Postby Mik Ekim » Tue Jan 29, 2013 2:05 pm

Hi - this is Mike, co-author of the Manhattan LR book -

it seems that you've gotten a lot of info about inference q's, some of which is useful and accurate, some of which is not, and if I were in your shoes, the challenge, for me, would be in prioritizing all of this information and advice --

to that end, here are some big picture thoughts about inference q's -- i think if you hit your "reset button" and try to implement some of these strategies with a clean slate, it will make the questions feel much easier --

First of all, it's important to note that some LR q's are designed for you to be able to predict the answer (for example, ID the flaw q's) and some q's are designed for you to not be able to predict the answer (for example, inference q's).

That's a big difference in the design of a question, and should be factored into your process --

To give an analogy, imagine the difference between these two math q's --

1.
1 + 3 =
(A) 2 (B) 4 (C) 6

2.
Which of the following is divisible by 5?
(A) 9 (B) 10 (C) 12

For the first one, you should expect to come up with the answer, then find that answer within the answer choices. For the second q, you need to understand what the question is asking for, then evaluate each answer choice relative to criteria.

Coming back to the LSAT -- different types of inference questions, such as must be true, most supported, fill in the blank, etc, do have different types of characteristics (unique qualities that mostly show up in tendencies for right answers) -- however, it's important to note that for all of the various types of questions, you should not expect to predict the answer, but, rather, expect to check the five answer choices against the stimulus to see which one answer is most provable, much as you might for that second sample math question.

More specifically, the best way to do this is to focus on why eighty percent of the answer choices will not be justifiable based on the text -- if u are zoned in on why answers are wrong (as opposed to clever ways in which they could be right), and if you keep practicing looking for wrong answers, they will really start jumping out at you.
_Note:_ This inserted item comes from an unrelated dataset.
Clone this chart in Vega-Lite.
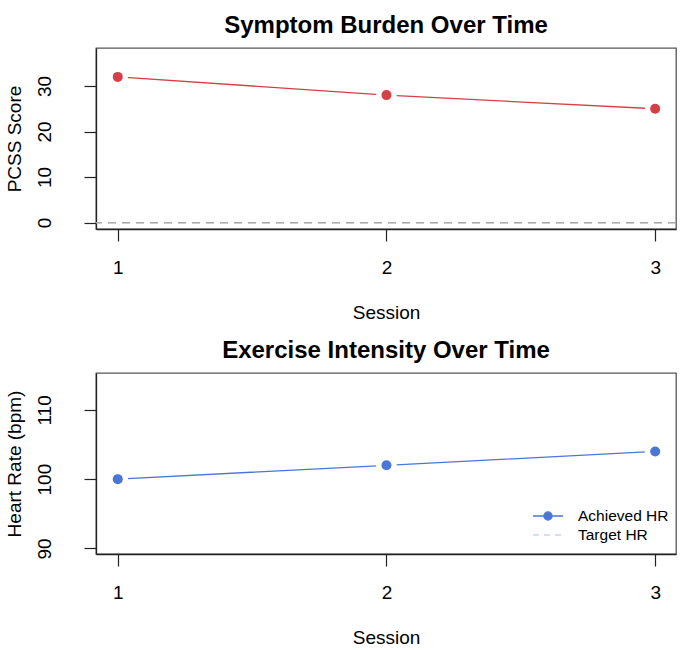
{
  "$schema": "https://vega.github.io/schema/vega-lite/v6.json",
  "autosize": {"type": "none"},
  "padding": {"left": 96, "top": 48, "right": 604, "bottom": 602},
  "background": "white",
  "bounds": "flush",
  "spacing": 144,
  "resolve": {"legend": {"color": "independent"}},
  "config": {
    "font": "Liberation Sans",
    "view": {"stroke": "#555555", "strokeWidth": 1.3},
    "axis": {
      "grid": false,
      "domainColor": "#222222",
      "domainWidth": 1.3,
      "tickColor": "#222222",
      "tickWidth": 1.2,
      "tickSize": 12,
      "labelFont": "Liberation Sans",
      "titleFont": "Liberation Sans",
      "labelFontSize": 19,
      "titleFontSize": 19,
      "labelColor": "#000000",
      "titleColor": "#000000",
      "titleFontWeight": "normal"
    },
    "axisX": {"labelAngle": 0, "labelPadding": 17, "titlePadding": 26},
    "axisY": {"labelAngle": 270, "labelPadding": 30, "titlePadding": 11},
    "title": {
      "font": "Liberation Sans",
      "fontSize": 24,
      "fontWeight": "bold",
      "color": "#000000",
      "anchor": "middle",
      "baseline": "alphabetic",
      "offset": 10
    }
  },
  "vconcat": [
    {
      "width": 580,
      "height": 181,
      "title": "Symptom Burden Over Time",
      "data": {"values": [
        {"session": 1, "pcss": 32},
        {"session": 2, "pcss": 28},
        {"session": 3, "pcss": 25}
      ]},
      "layer": [
        {
          "mark": {"type": "line", "color": "#d63f45", "strokeWidth": 1.3},
          "encoding": {
            "x": {"field": "session", "type": "quantitative", "title": "Session",
                  "scale": {"domain": [0.919, 3.0775], "nice": false, "zero": false},
                  "axis": {"values": [1, 2, 3], "format": "d"}},
            "y": {"field": "pcss", "type": "quantitative", "title": "PCSS Score",
                  "scale": {"domain": [-1.41, 38.35], "nice": false, "zero": false},
                  "axis": {"values": [0, 10, 20, 30]}}
          }
        },
        {
          "mark": {"type": "rule", "color": "#aaaaaa", "strokeDash": [8, 6], "strokeWidth": 1.3},
          "encoding": {"y": {"datum": 0}}
        },
        {
          "mark": {"type": "point", "filled": true, "color": "white", "opacity": 1, "size": 430},
          "encoding": {
            "x": {"field": "session", "type": "quantitative"},
            "y": {"field": "pcss", "type": "quantitative"}
          }
        },
        {
          "mark": {"type": "point", "filled": true, "color": "#d63f45", "opacity": 1, "size": 100},
          "encoding": {
            "x": {"field": "session", "type": "quantitative"},
            "y": {"field": "pcss", "type": "quantitative"}
          }
        }
      ]
    },
    {
      "width": 580,
      "height": 181,
      "title": "Exercise Intensity Over Time",
      "data": {"values": [
        {"session": 1, "hr": 100, "series": "Achieved HR"},
        {"session": 2, "hr": 102, "series": "Achieved HR"},
        {"session": 3, "hr": 104, "series": "Achieved HR"}
      ]},
      "layer": [
        {
          "mark": {"type": "line", "strokeWidth": 1.3},
          "encoding": {
            "x": {"field": "session", "type": "quantitative", "title": "Session",
                  "scale": {"domain": [0.919, 3.0775], "nice": false, "zero": false},
                  "axis": {"values": [1, 2, 3], "format": "d"}},
            "y": {"field": "hr", "type": "quantitative", "title": "Heart Rate (bpm)",
                  "scale": {"domain": [89.19, 115.33], "nice": false, "zero": false},
                  "axis": {"values": [90, 95, 100, 105, 110, 115],
                           "labelExpr": "datum.value % 10 === 0 ? datum.label : ''"}},
            "color": {
              "field": "series", "type": "nominal",
              "scale": {"domain": ["Achieved HR", "Target HR"], "range": ["#4a76d7", "#c5d5f3"]},
              "legend": {
                "title": null,
                "orient": "none",
                "legendX": 442,
                "legendY": 133,
                "padding": 0,
                "symbolSize": 324,
                "symbolStrokeWidth": 1.3,
                "labelOffset": 20,
                "labelFontSize": 15.5,
                "labelFont": "Liberation Sans",
                "labelColor": "#000000",
                "rowPadding": 0,
                "encode": {
                  "symbols": {
                    "update": {
                      "shape": {"signal": "datum.value === 'Achieved HR' ? 'M-1.667,0H1.667M-0.45,0A0.45,0.45 0 1,1 0.45,0A0.45,0.45 0 1,1 -0.45,0Z' : 'M-1.667,0H1.667'"},
                      "strokeDash": {"signal": "datum.value === 'Achieved HR' ? [] : [6, 5]"},
                      "fill": {"signal": "datum.value === 'Achieved HR' ? '#4a76d7' : 'transparent'"},
                      "fillOpacity": {"value": 1}
                    }
                  }
                }
              }
            }
          }
        },
        {
          "mark": {"type": "point", "filled": true, "color": "white", "opacity": 1, "size": 430},
          "encoding": {
            "x": {"field": "session", "type": "quantitative"},
            "y": {"field": "hr", "type": "quantitative"}
          }
        },
        {
          "mark": {"type": "point", "filled": true, "color": "#4a76d7", "opacity": 1, "size": 100},
          "encoding": {
            "x": {"field": "session", "type": "quantitative"},
            "y": {"field": "hr", "type": "quantitative"}
          }
        }
      ]
    }
  ]
}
The right answer will be the one that has the least amount of flaws.

For the toughest of these questions, right answers don't feel as "clean" as right answers, for, say, sufficient assumption questions might. This can be really stressful during the course of the exam. Wrong answers are much more black and white and absolute -- so --

to summarize and repeat --

Don't waste too much energy trying to come up with all of the various ways that you can think about the info in the stimulus and don't try to predict an answer - just try to understand the stimulus the best you can --

Focus your energy on looking for reasons why answers are not justifiable based on the text. Most wrong answers will have obvious tells that show you that they cannot be proven by the text.

Confirm the answer that remains.


Hope that helps. I hope you give the strategy a try, and if you do, let me know how it goes. Good luck.

lifeprincess13
Posts: 35
Joined: Sun Mar 18, 2012 11:33 pm

Re: Help on Inference Questions

Postby lifeprincess13 » Thu Jan 31, 2013 6:20 pm

Thank you for everyone's input. It helped a lot, especially Mike's. Reformatting my thinking to figure out which ones are wrong instead of right definitely helped me improve. Unfortunately, I am still getting too many wrong in the LR section. And the ones I am getting wrong are all over the place; there is no pattern or type that I get wrong most often. I literally get one question wrong in about half the types, with no pattern or frequency as to the types.

I am hoping I will continue to get better, but I definitely would not have improve without everyone's help. Thank you so much everyone.

Thanks Mike for taking the time to provide such a thought out answer and being dedicated to success, and not just business.